In this exercise, return the whole listing exactly, excluding any images.

==== Supplied data ====

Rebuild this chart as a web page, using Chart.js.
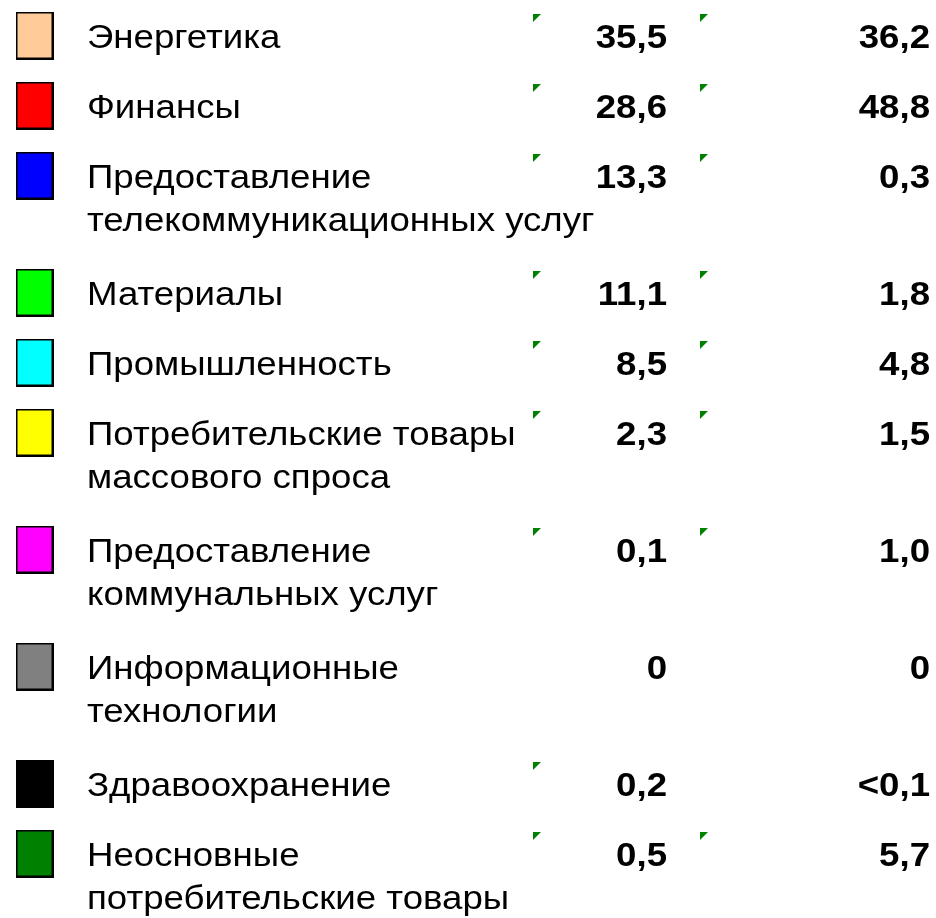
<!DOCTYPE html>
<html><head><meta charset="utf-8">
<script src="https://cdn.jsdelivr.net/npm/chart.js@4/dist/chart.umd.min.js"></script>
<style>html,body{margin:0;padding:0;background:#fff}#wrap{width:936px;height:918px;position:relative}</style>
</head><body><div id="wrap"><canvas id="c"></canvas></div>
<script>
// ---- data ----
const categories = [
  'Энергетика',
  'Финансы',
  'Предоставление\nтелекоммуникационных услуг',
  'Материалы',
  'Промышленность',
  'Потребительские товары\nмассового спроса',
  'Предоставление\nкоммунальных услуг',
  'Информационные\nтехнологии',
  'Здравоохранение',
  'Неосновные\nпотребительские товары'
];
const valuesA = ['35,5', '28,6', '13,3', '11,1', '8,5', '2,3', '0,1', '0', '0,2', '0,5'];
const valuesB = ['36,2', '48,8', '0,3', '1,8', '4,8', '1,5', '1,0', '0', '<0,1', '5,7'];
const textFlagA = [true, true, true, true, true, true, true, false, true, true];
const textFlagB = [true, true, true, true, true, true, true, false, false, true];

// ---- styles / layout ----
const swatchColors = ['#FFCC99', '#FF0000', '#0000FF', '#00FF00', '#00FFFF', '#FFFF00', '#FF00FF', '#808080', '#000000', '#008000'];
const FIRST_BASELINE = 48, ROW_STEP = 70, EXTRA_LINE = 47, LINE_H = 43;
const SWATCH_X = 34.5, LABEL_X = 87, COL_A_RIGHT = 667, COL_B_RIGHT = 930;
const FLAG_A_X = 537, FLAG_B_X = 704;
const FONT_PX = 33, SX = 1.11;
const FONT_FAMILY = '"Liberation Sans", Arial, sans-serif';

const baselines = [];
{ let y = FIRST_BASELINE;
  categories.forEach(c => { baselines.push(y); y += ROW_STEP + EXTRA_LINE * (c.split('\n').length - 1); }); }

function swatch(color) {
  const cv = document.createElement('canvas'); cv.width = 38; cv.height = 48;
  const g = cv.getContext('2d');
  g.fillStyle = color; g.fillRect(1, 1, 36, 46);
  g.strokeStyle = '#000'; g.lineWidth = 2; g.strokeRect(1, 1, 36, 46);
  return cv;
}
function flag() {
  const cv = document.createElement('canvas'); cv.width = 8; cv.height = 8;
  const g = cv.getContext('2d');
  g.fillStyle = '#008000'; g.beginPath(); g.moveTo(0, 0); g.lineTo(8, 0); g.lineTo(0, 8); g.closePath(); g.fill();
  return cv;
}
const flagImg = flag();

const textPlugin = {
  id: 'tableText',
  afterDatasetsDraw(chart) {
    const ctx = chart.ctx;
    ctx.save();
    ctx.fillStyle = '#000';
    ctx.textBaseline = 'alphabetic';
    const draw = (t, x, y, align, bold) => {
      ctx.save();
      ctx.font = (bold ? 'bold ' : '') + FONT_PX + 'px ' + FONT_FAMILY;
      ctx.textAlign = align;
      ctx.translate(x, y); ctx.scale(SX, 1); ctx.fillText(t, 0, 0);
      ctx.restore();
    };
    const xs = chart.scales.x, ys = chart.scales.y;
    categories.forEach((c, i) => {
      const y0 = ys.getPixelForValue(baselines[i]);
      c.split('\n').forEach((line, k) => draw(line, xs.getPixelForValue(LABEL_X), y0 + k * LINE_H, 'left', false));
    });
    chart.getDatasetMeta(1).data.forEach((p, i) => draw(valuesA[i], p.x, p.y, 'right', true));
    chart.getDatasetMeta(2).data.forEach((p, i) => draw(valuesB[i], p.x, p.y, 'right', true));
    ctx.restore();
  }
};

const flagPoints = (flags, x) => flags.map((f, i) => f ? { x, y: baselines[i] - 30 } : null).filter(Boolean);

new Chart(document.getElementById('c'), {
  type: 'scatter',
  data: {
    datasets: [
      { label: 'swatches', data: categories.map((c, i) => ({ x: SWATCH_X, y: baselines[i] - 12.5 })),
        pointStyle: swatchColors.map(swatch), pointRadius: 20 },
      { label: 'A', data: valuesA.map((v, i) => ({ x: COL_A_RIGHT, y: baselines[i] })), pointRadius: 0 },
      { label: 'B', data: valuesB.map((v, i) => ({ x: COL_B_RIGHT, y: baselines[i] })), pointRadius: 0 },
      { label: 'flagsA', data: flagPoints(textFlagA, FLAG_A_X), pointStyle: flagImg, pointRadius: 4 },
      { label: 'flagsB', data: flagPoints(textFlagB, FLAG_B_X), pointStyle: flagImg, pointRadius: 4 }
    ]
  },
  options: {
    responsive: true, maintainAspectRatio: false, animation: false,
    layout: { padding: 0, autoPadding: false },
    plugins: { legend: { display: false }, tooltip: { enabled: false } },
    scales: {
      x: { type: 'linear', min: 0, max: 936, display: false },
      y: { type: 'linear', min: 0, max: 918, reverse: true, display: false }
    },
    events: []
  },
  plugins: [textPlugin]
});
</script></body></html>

====

Output for this exercise:
Rebuild this chart as a web page, using Chart.js.
<!DOCTYPE html>
<html><head><meta charset="utf-8">
<script src="https://cdn.jsdelivr.net/npm/chart.js@4/dist/chart.umd.min.js"></script>
<style>html,body{margin:0;padding:0;background:#fff}#wrap{width:936px;height:918px;position:relative}</style>
</head><body><div id="wrap"><canvas id="c"></canvas></div>
<script>
// ---- data ----
const categories = [
  'Энергетика',
  'Финансы',
  'Предоставление\nтелекоммуникационных услуг',
  'Материалы',
  'Промышленность',
  'Потребительские товары\nмассового спроса',
  'Предоставление\nкоммунальных услуг',
  'Информационные\nтехнологии',
  'Здравоохранение',
  'Неосновные\nпотребительские товары'
];
const valuesA = ['35,5', '28,6', '13,3', '11,1', '8,5', '2,3', '0,1', '0', '0,2', '0,5'];
const valuesB = ['36,2', '48,8', '0,3', '1,8', '4,8', '1,5', '1,0', '0', '<0,1', '5,7'];
const textFlagA = [true, true, true, true, true, true, true, false, true, true];
const textFlagB = [true, true, true, true, true, true, true, false, false, true];

// ---- styles / layout ----
const swatchColors = ['#FFCC99', '#FF0000', '#0000FF', '#00FF00', '#00FFFF', '#FFFF00', '#FF00FF', '#808080', '#000000', '#008000'];
const FIRST_BASELINE = 48, ROW_STEP = 70, EXTRA_LINE = 47, LINE_H = 43;
const SWATCH_X = 34.5, LABEL_X = 87, COL_A_RIGHT = 667, COL_B_RIGHT = 930;
const FLAG_A_X = 537, FLAG_B_X = 704;
const FONT_PX = 33, SX = 1.11;
const FONT_FAMILY = '"Liberation Sans", Arial, sans-serif';

const baselines = [];
{ let y = FIRST_BASELINE;
  categories.forEach(c => { baselines.push(y); y += ROW_STEP + EXTRA_LINE * (c.split('\n').length - 1); }); }

function swatch(color) {
  const cv = document.createElement('canvas'); cv.width = 38; cv.height = 48;
  const g = cv.getContext('2d');
  g.fillStyle = color; g.fillRect(1, 1, 36, 46);
  g.strokeStyle = '#000'; g.lineWidth = 2; g.strokeRect(1, 1, 36, 46);
  return cv;
}
function flag() {
  const cv = document.createElement('canvas'); cv.width = 8; cv.height = 8;
  const g = cv.getContext('2d');
  g.fillStyle = '#008000'; g.beginPath(); g.moveTo(0, 0); g.lineTo(8, 0); g.lineTo(0, 8); g.closePath(); g.fill();
  return cv;
}
const flagImg = flag();

const textPlugin = {
  id: 'tableText',
  afterDatasetsDraw(chart) {
    const ctx = chart.ctx;
    ctx.save();
    ctx.fillStyle = '#000';
    ctx.textBaseline = 'alphabetic';
    const draw = (t, x, y, align, bold) => {
      ctx.save();
      ctx.font = (bold ? 'bold ' : '') + FONT_PX + 'px ' + FONT_FAMILY;
      ctx.textAlign = align;
      ctx.translate(x, y); ctx.scale(SX, 1); ctx.fillText(t, 0, 0);
      ctx.restore();
    };
    const xs = chart.scales.x, ys = chart.scales.y;
    categories.forEach((c, i) => {
      const y0 = ys.getPixelForValue(baselines[i]);
      c.split('\n').forEach((line, k) => draw(line, xs.getPixelForValue(LABEL_X), y0 + k * LINE_H, 'left', false));
    });
    chart.getDatasetMeta(1).data.forEach((p, i) => draw(valuesA[i], p.x, p.y, 'right', true));
    chart.getDatasetMeta(2).data.forEach((p, i) => draw(valuesB[i], p.x, p.y, 'right', true));
    ctx.restore();
  }
};

const flagPoints = (flags, x) => flags.map((f, i) => f ? { x, y: baselines[i] - 30 } : null).filter(Boolean);

new Chart(document.getElementById('c'), {
  type: 'scatter',
  data: {
    datasets: [
      { label: 'swatches', data: categories.map((c, i) => ({ x: SWATCH_X, y: baselines[i] - 12.5 })),
        pointStyle: swatchColors.map(swatch), pointRadius: 20 },
      { label: 'A', data: valuesA.map((v, i) => ({ x: COL_A_RIGHT, y: baselines[i] })), pointRadius: 0 },
      { label: 'B', data: valuesB.map((v, i) => ({ x: COL_B_RIGHT, y: baselines[i] })), pointRadius: 0 },
      { label: 'flagsA', data: flagPoints(textFlagA, FLAG_A_X), pointStyle: flagImg, pointRadius: 4 },
      { label: 'flagsB', data: flagPoints(textFlagB, FLAG_B_X), pointStyle: flagImg, pointRadius: 4 }
    ]
  },
  options: {
    responsive: true, maintainAspectRatio: false, animation: false,
    layout: { padding: 0, autoPadding: false },
    plugins: { legend: { display: false }, tooltip: { enabled: false } },
    scales: {
      x: { type: 'linear', min: 0, max: 936, display: false },
      y: { type: 'linear', min: 0, max: 918, reverse: true, display: false }
    },
    events: []
  },
  plugins: [textPlugin]
});
</script></body></html>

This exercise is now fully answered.